Electron beam plasma modification of microtitre plates for covalent biomolecules immobilization

Abstract

Summary form only given. Microtitre plates are effective solid-phase platforms for multiplexed, high-throughput screening and analysis of biomolecule interactions. This multi-well format is widely used in both industry and medical fields due to its ease of automation, high capacity for paralleled data collection, and versatile application of technologies (e.g., proteomics, functional genomics, biomolecule separation and purification). Microtitre plates made of polystyrene are most commonly employed because they readily adsorb (via non-specific adsorption) proteins, have excellent optical as well as mechanical properties, and are cost-effective. However, several of these intrinsic properties of polystyrene also present disadvantages: poor chemical resistance, difficulty controlling surface chemistry, protein denaturation, desorption and/or loss of biomolecule activity. Indeed, it has been estimated that less than 10% of adsorbed protein molecules retain their activity.Electron beam plasma treatment was applied to activate the polystyrene microtitre plates surface and thus to facilitate covalent biomolecule immobilization. Electron beam generated plasmas constitute a unique class of plasmas due to their intrinsic low electron temperatures (<; 1 eV), plasma potentials and thus ion kinetic energies. For the treatment of polymers, these plasmas have demonstrated the ability to change the surface energy and chemistry with limited change in surface topography and low etch rates.

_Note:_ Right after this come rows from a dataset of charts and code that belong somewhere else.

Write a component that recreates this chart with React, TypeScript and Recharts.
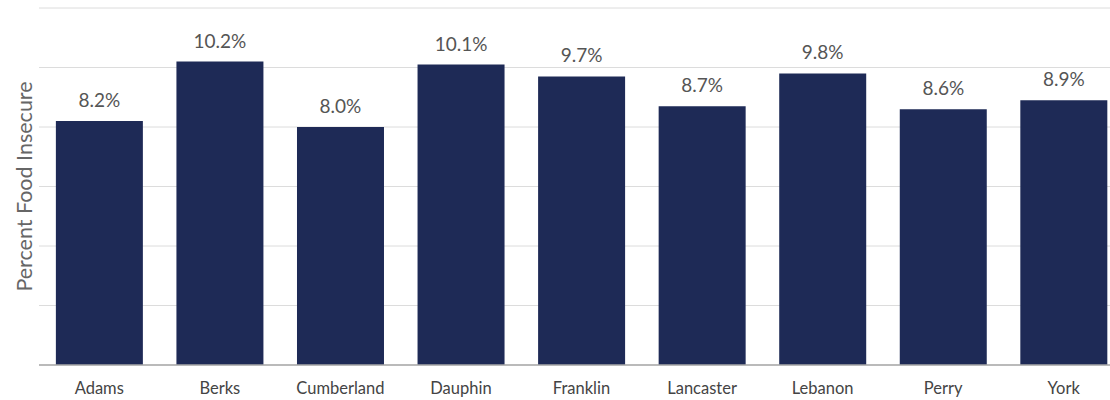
import { Bar, BarChart, CartesianGrid, LabelList, ReferenceLine, XAxis, YAxis } from 'recharts'

const counties = ['Adams', 'Berks', 'Cumberland', 'Dauphin', 'Franklin', 'Lancaster', 'Lebanon', 'Perry', 'York']
const insecure = [8.2, 10.2, 8.0, 10.1, 9.7, 8.7, 9.8, 8.6, 8.9]
const yTicks = [0, 2, 4, 6, 8, 10, 12]

const data = counties.map((name, i) => ({ name, value: insecure[i], label: `${insecure[i].toFixed(1)}%` }))

const font = 'Lato, "Open Sans", sans-serif'

export default function App() {
  return (
    <div style={{ position: 'absolute', left: 0, top: 0, width: 1110, height: 400, overflow: 'hidden', background: '#fff' }}>
      <BarChart
        width={1130}
        height={400}
        data={data}
        margin={{ top: 8, right: 6, left: 8, bottom: 5 }}
        barCategoryGap="14%"
      >
        <CartesianGrid vertical={false} stroke="#dcdcdc" strokeWidth={1} />
        <XAxis
          dataKey="name"
          height={30}
          axisLine={false}
          tickLine={false}
          tickMargin={11}
          interval={0}
          tick={{ fontSize: 16.5, fill: '#444', fontFamily: font }}
        />
        <YAxis
          domain={[0, 12]}
          ticks={yTicks}
          width={31}
          tick={() => <g />}
          axisLine={false}
          tickLine={false}
          label={{
            value: 'Percent Food Insecure',
            angle: -90,
            position: 'insideLeft',
            offset: 16,
            style: { textAnchor: 'middle', fontSize: 21.5, fill: '#666', fontFamily: font },
          }}
        />
        <ReferenceLine y={0} stroke="#a9a9a9" strokeWidth={1.5} />
        <Bar dataKey="value" fill="#1e2a56" isAnimationActive={false}>
          <LabelList
            dataKey="label"
            position="top"
            offset={14}
            style={{ fontSize: 19, fill: '#555', fontFamily: font }}
          />
        </Bar>
      </BarChart>
    </div>
  )
}
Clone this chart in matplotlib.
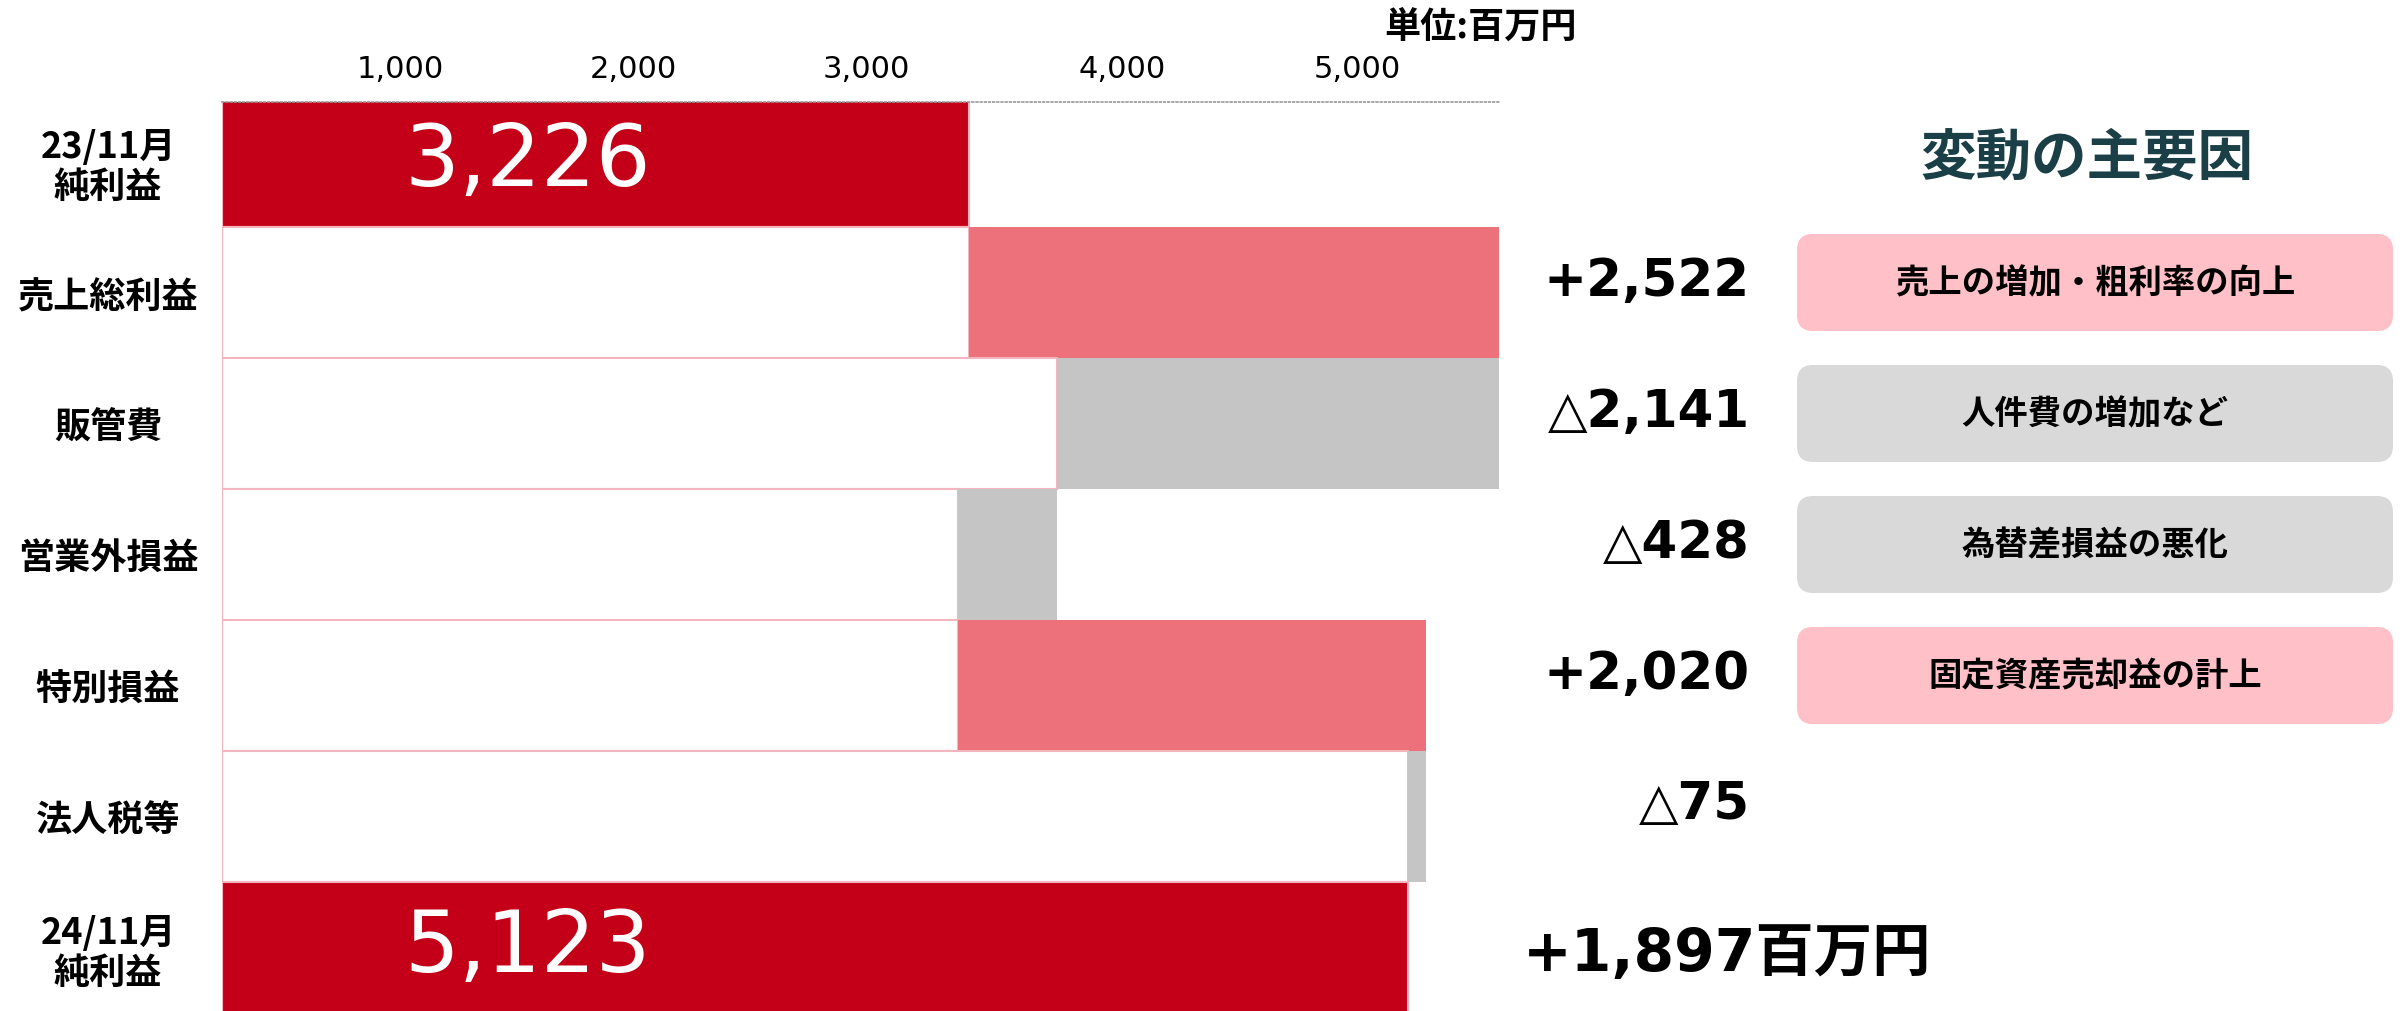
import matplotlib
matplotlib.use('Agg')
import matplotlib.pyplot as plt
from matplotlib.patches import FancyBboxPatch

# ---------------- data ----------------
categories = ['23/11月\n純利益', '売上総利益', '販管費', '営業外損益', '特別損益', '法人税等', '24/11月\n純利益']
start_value = 3226
deltas = [2522, -2141, -428, 2020, -75]
end_value = 5123
start_label = '3,226'
end_label = '5,123'
change_labels = ['+2,522', '△2,141', '△428', '+2,020', '△75']
total_change_label = '+1,897百万円'
reasons = ['売上の増加・粗利率の向上', '人件費の増加など', '為替差損益の悪化', '固定資産売却益の計上']
reason_kinds = ['up', 'down', 'down', 'up']
tick_positions = [770, 1775, 2785, 3890, 4905]
tick_labels = ['1,000', '2,000', '3,000', '4,000', '5,000']
unit_label = '単位:百万円'
title = '変動の主要因'

# ---------------- style ----------------
RED = '#C40018'
PINK = '#EC717A'
GREY = '#C5C5C5'
EDGE = '#F4B6BE'
BOX_PINK = '#FFC0C7'
BOX_GREY = '#D9D9D9'
TITLE_C = '#1B3F47'
JP = ['Noto Sans CJK JP', 'DejaVu Sans']
NUM = ['DejaVu Sans', 'Noto Sans CJK JP']
plt.rcParams['font.family'] = JP

W, H = 2405, 1012
fig = plt.figure(figsize=(W / 100, H / 100), dpi=100)
ax_left, ax_right, ax_top = 222, 1499, 103
row0_top, pitch = 97, 131
ax = fig.add_axes([ax_left / W, 0, (ax_right - ax_left) / W, (H - ax_top) / H])
scale = 0.2315  # px per unit
ax.set_xlim(0, (ax_right - ax_left) / scale)
ax.set_ylim((H - row0_top) / pitch - 0.5, (ax_top - row0_top) / pitch - 0.5)

# waterfall
ax.barh(0, start_value, height=1.0, color=RED, edgecolor=EDGE, linewidth=1.5, zorder=2)
cur = start_value
for i, d in enumerate(deltas, start=1):
    new = cur + d
    base = min(cur, new)
    ax.barh(i, base, height=1.0, color='white', edgecolor=EDGE, linewidth=1.5, zorder=2)
    ax.barh(i, abs(d), left=base, height=1.0, color=PINK if d > 0 else GREY,
            edgecolor='none', zorder=2)
    cur = new
ax.barh(len(categories) - 1, end_value, height=1.0, color=RED, edgecolor=EDGE,
        linewidth=1.5, zorder=2)

LABEL_X = 1320
ax.text(LABEL_X, 0, start_label, color='white', fontsize=62, ha='center', va='center',
        family=NUM, zorder=3)
ax.text(LABEL_X, len(categories) - 1, end_label, color='white', fontsize=62, ha='center',
        va='center', family=NUM, zorder=3)

# axes styling
for s in ['left', 'right', 'bottom']:
    ax.spines[s].set_visible(False)
ax.spines['top'].set_color('#9A9A9A')
ax.spines['top'].set_linestyle((0, (1, 1.5)))
ax.spines['top'].set_linewidth(1.2)
ax.spines['top'].set_zorder(5)
ax.xaxis.tick_top()
ax.set_xticks(tick_positions)
ax.set_xticklabels(tick_labels, fontsize=22, family=NUM)
ax.tick_params(axis='x', length=0, pad=14)
ax.set_yticks(range(len(categories)))
ax.set_yticklabels(categories, fontsize=26, fontweight='bold', ha='center',
                   linespacing=1.1)
ax.tick_params(axis='y', length=0, pad=82)

# overlay in pixel coordinates
ov = fig.add_axes([0, 0, 1, 1])
ov.set_xlim(0, W)
ov.set_ylim(H, 0)
ov.axis('off')

def row_c(i):
    return row0_top + pitch * (i + 0.5)

ov.text(1481, 27, unit_label, fontsize=26, fontweight='bold', ha='center', va='center')
ov.text(2087, 159, title, fontsize=40, fontweight='bold', color=TITLE_C, ha='center',
        va='center')

for i, lab in enumerate(change_labels, start=1):
    ov.text(1750, row_c(i) - 12, lab, fontsize=37, fontweight='bold', family=NUM,
            ha='right', va='center')

for i, (r, k) in enumerate(zip(reasons, reason_kinds), start=1):
    yc = row_c(i) - 10
    box = FancyBboxPatch((1797, yc - 48.5), 596, 97,
                         boxstyle='round,pad=0,rounding_size=16',
                         fc=BOX_PINK if k == 'up' else BOX_GREY, ec='none')
    ov.add_patch(box)
    ov.text(2095, yc, r, fontsize=24, fontweight='bold', ha='center', va='center')

ov.text(1523, row_c(6) + 6, total_change_label, fontsize=42, fontweight='bold',
        family=NUM, ha='left', va='center')

fig.savefig('out.png', dpi=100)
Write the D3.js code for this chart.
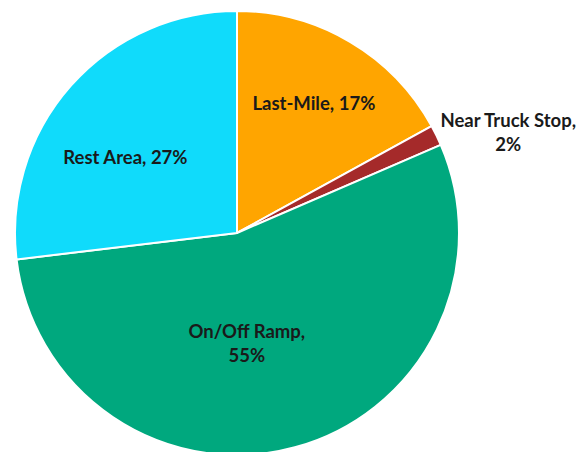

In this wore, we have taken standard hydrophobic microtitre plates costing ~$3 each and converted them to versatile immobilization platforms capable of covalent attachment chemistry; commercial pre-activated plates typically cost $15 to $25 each. This approach allows for variation of the chemical moiety on the surface, as well as the crosslinker used to attach the biomolecule. Furthermore, the user is able to define the conditions used for immobilization, further expanding the numbers and types of molecules that can be used in microtitre assays.